How will it be implemented in the UK payments industry?

As discussed previously, with a key priority being adoption of CoP across the UK payments industry, the PSR is mandating over 400 PSPs to have developed a suitable system for sending and responding to CoP requests in compliance with CoP rules. Specifically, a compliant system will send CoP requests any time the directed PSP’s customer adds a new payee or updates unique identifiers for an existing payee.

Directed PSPs will be categorised into either one of two groups – the first, Group 1, is comprised of PSPs listed on the Schedule, and that had the earlier deadline of 31 October 2023 to have set up and begun using the system to send and respond to CoP requests. They were prioritised by the PSR based on complexity and size, alongside the projected impact of their use of CoP on APP fraud prevention.

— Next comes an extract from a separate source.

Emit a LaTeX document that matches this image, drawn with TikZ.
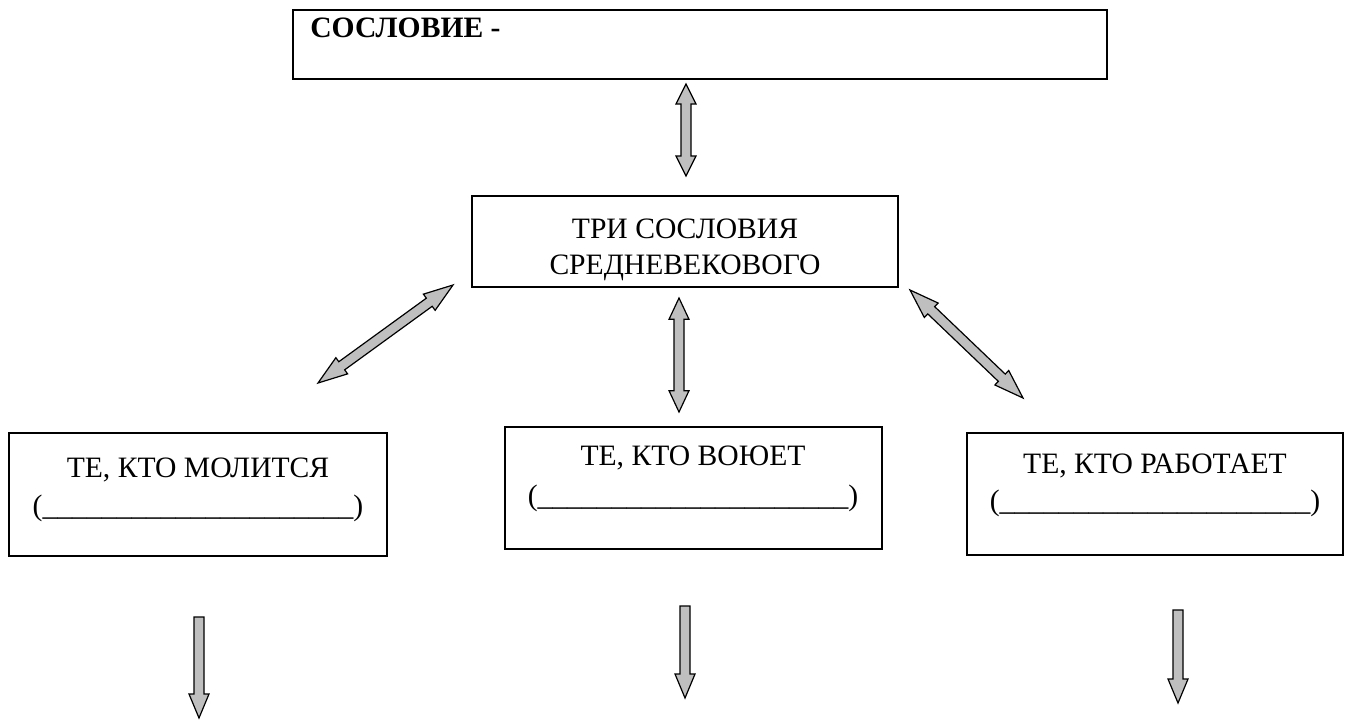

The rest of the directed PSPs are described as Group 2 PSPs and will be subject to a later deadline of 31 October 2024. As defined in SD17, this is any other PSP lacking a CoP system in regular operation (as of the date of direction), and that is a participant in Faster Payments/CHAPS, conducts relevant business, possesses a unique sort code listed on the Extended Industry Sort Code Database (EISCD), and/or is a building society. 

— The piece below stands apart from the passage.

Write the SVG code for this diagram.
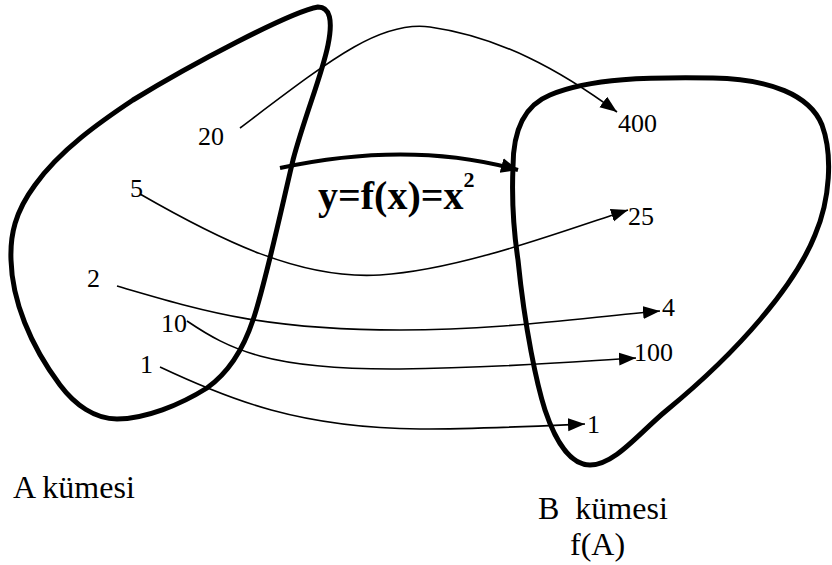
<svg xmlns="http://www.w3.org/2000/svg" width="832" height="565" viewBox="0 0 832 565">
<style>
.set{fill:none;stroke:#000;stroke-width:5;stroke-linejoin:round}
.con{fill:none;stroke:#000;stroke-width:1.6}
text{font-family:"Liberation Serif",Tinos,"Times New Roman",Times,"DejaVu Serif",serif;fill:#000}
.num{font-size:26px}
.lbl{font-size:32px}
.fn{font-weight:bold}
</style>
<defs>
<marker id="ah" markerUnits="userSpaceOnUse" markerWidth="18" markerHeight="14" refX="17" refY="6.5" orient="auto">
<path d="M0,0 L17,6.5 L0,13 Z" fill="#000"/>
</marker>
<marker id="ahb" markerUnits="userSpaceOnUse" markerWidth="18" markerHeight="16" refX="17" refY="7.5" orient="auto">
<path d="M0,0 L17,7.5 L0,15 Z" fill="#000"/>
</marker>
</defs>
<g id="setA">
<path class="set" d="M318,7 C290,12 190,65 133,100 C100,122 60,150 35,185 C15,212 10,235 11,260 C12,300 30,345 60,385 C75,405 95,419 117,419 C145,419 180,405 207,388 C228,373 243,350 253,320 C265,285 280,215 293,160 C305,115 322,75 328,45 C333,20 330,7 318,7 Z"/>
</g>
<g id="setB">
<path class="set" d="M513,167 C513,130 525,105 550,95 C590,78 650,77 713,78 C770,79 810,95 822,125 C833,155 830,200 815,235 C795,285 740,350 667,410 C640,432 615,465 590,465 C570,465 555,440 545,410 C537,385 525,330 518,260 C512,220 512,190 513,167 Z"/>
</g>
<g id="connectors">
<path class="con" marker-end="url(#ah)" d="M240,128 C330,60 380,20 430,27 C500,37 560,70 617,112"/>
<path class="con" marker-end="url(#ah)" d="M140,194 C220,240 300,280 380,275 C460,270 560,232 628,210"/>
<path class="con" marker-end="url(#ah)" d="M117,286 C200,310 260,330 400,330 C500,330 580,318 660,311"/>
<path class="con" marker-end="url(#ah)" d="M187,321 C230,350 270,370 400,369 C500,368 570,362 636,358"/>
<path class="con" marker-end="url(#ah)" d="M160,367 C230,400 300,428 420,429 C480,429 540,426 585,424"/>
<path fill="none" stroke="#000" stroke-width="4" marker-end="url(#ahb)" d="M280,168 Q410,140 518,170"/>
</g>
<g id="labelsA">
<text class="num" x="198" y="145">20</text>
<text class="num" x="130" y="197">5</text>
<text class="num" x="87" y="287">2</text>
<text class="num" x="161" y="332">10</text>
<text class="num" x="140" y="373">1</text>
</g>
<g id="labelsB">
<text class="num" x="618" y="132">400</text>
<text class="num" x="628" y="225">25</text>
<text class="num" x="662" y="316">4</text>
<text class="num" x="634" y="361">100</text>
<text class="num" x="587" y="433">1</text>
</g>
<g id="function">
<text class="fn" x="318" y="209" font-size="40">y=f(x)=x<tspan font-size="22" dy="-22">2</tspan></text>
</g>
<g id="titles">
<text class="lbl" x="13" y="498">A kümesi</text>
<text class="lbl" x="538" y="519" xml:space="preserve">B  kümesi</text>
<text class="lbl" x="570" y="555">f(A)</text>
</g>
</svg>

Ahead of October 2024: Actions For Directed PSPs To Take

  • Consider whether the direct model offered by Pay.UK is suitable for your business, or contact Pay.UK about more information on the progress of its alternative Aggregator model.
  • Once their CoP system is established, PSPs must notify the Payment Systems Regulator (PSR) within 28 days.
  • If unable to meet its obligations in time for the deadline of 31 October 2024, the PSP must inform the PSR of the reasons and steps taken within 28 days.
  • It is also key to highlight that arrangements with third parties do not exempt PSPs from the compliance duties associated with CoP systems.